What makes a tomato light-resistant? 

The key is in a single gene, CAB-13. CAB stands for chlorophyll a/b binding. The gene is one of a whole family of genes whose characteristics are a product of proteins which play a role in photosynthesis. ‘CAB-13 protein is a component of the antennae which capture light and take it to the photosynthetic reaction centre,’ explains Velez-Ramirez. ‘There are many proteins which do that. CAB-13 is one of the rarer ones. Exactly what it does, we don’t know.’ In the light-sensitive tomato, too much light inhibits the expression of this gene. Quite how that works is not known. In the light-tolerant tomato, that brake is absent and in fact more of the protein is manufactured.’ 

So the mystery of light tolerance has not been solved completely? 

By no means. Velez-Ramirez discovered that phytochrome A plays an important role too. Phytochromes are proteins which play a role in registering light from the surroundings. They perform an important function in the regulation of plants’ night-and-day rhythm. If you change a tomato plant genetically so that it makes extra phytochrome A, the plant will also become tolerant of continuous light. Velez-Ramirez puts this effect of phytochrome A down to the development of chloroplasts in the cell. These are organs in the cell in which photosynthesis takes place. Continuous light disturbs these ‘photosynthesis factories’, causing the leaf to become pale. ‘There is probably some kind of miscommunication in the cell,’ explains the other co-supervisor Dick Vreugdenhil (Laboratory for Plant Physiology). But no one knows which signal is responsible for that. It is clear that phytochrome A destroys this signal and limits or even prevents the damage. Whether and how these processes – the expression of CAB-13 and the role of phytochrome A – are connected is still not understood. 

And are there no other changes to the tomato? 

Cross-breeding is a tricky process. You never know beforehand exactly what the result will be. You gain one characteristic but you might lose others. Genetic processes are still a bit of a black box. But the introduction of light tolerance does not appear to have changed anything about the tomato itself, says Velez-Ramirez. The new line does, however, have slightly smaller, thicker leaves. ‘In principle that is not good because that plant has to invest more energy in thicker leaves. On the other hand, smaller leaves mean the leaves at the top do not block all the light. So on balance, it might be better like this. That still needs to be tested.’’ 

How does the sleepless tomato taste? 

To be honest, Velez-Ramirez does not know: he has never tasted the tomato. The same goes for his co-supervisors. ‘As far as we know, the tomato is exactly the same and there are no other changes apart from light tolerance,’ says co-supervisor Vreugdenhil. His colleague Van Ieperen sees not reason to assume that the new tomatoes would have undergone any other changes. ‘We know that CAB-13 in plants has a function in photosynthesis. No other functions are known.’ 

The new plant yields 10 percent more tomatoes with continuous light. But does that make it more efficient, given that the lamps have to stay on longer?  

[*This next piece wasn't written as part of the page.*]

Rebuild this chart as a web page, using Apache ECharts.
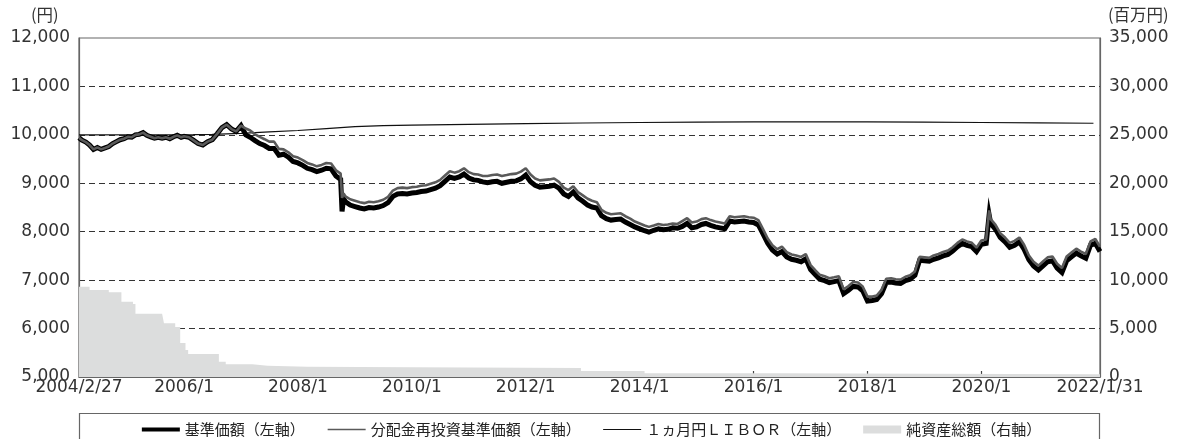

To be honest, we don’t know yet. ‘We expect that it will be, but it is hard to say right now,’ says Van Ieperen. ‘Six hours more light is six hours more electricity. But it is not as simple as that, because you can then turn down the heating. A lot of the light is converted into heat. On the other hand, extra light means more evaporation and therefore more moisture in the air in the greenhouse, which has to be extracted. That costs energy too.’ Quite how the balance of costs and benefits will work out is hard to say before production-scale trials.  

Are tomato growers keen to have a light-tolerant tomato? 

PhD researcher Velez-Ramirez thinks they are. ‘The light-tolerant tomato offers the grower more flexibility. A normal tomato plant can cope with a maximum of 18 hours of light per day. These plants have no limits. You can give them 16 hours or 20 hours in a row. It is up to the grower to decide that. In the winter, when there is not much sunlight, longer periods of artificial light can be a good idea. It is an additional management option. You can even give plants light individually in order to end up with a harvest that is as homogeneous as possible. This could radically change the way tomatoes are grown in the winter.’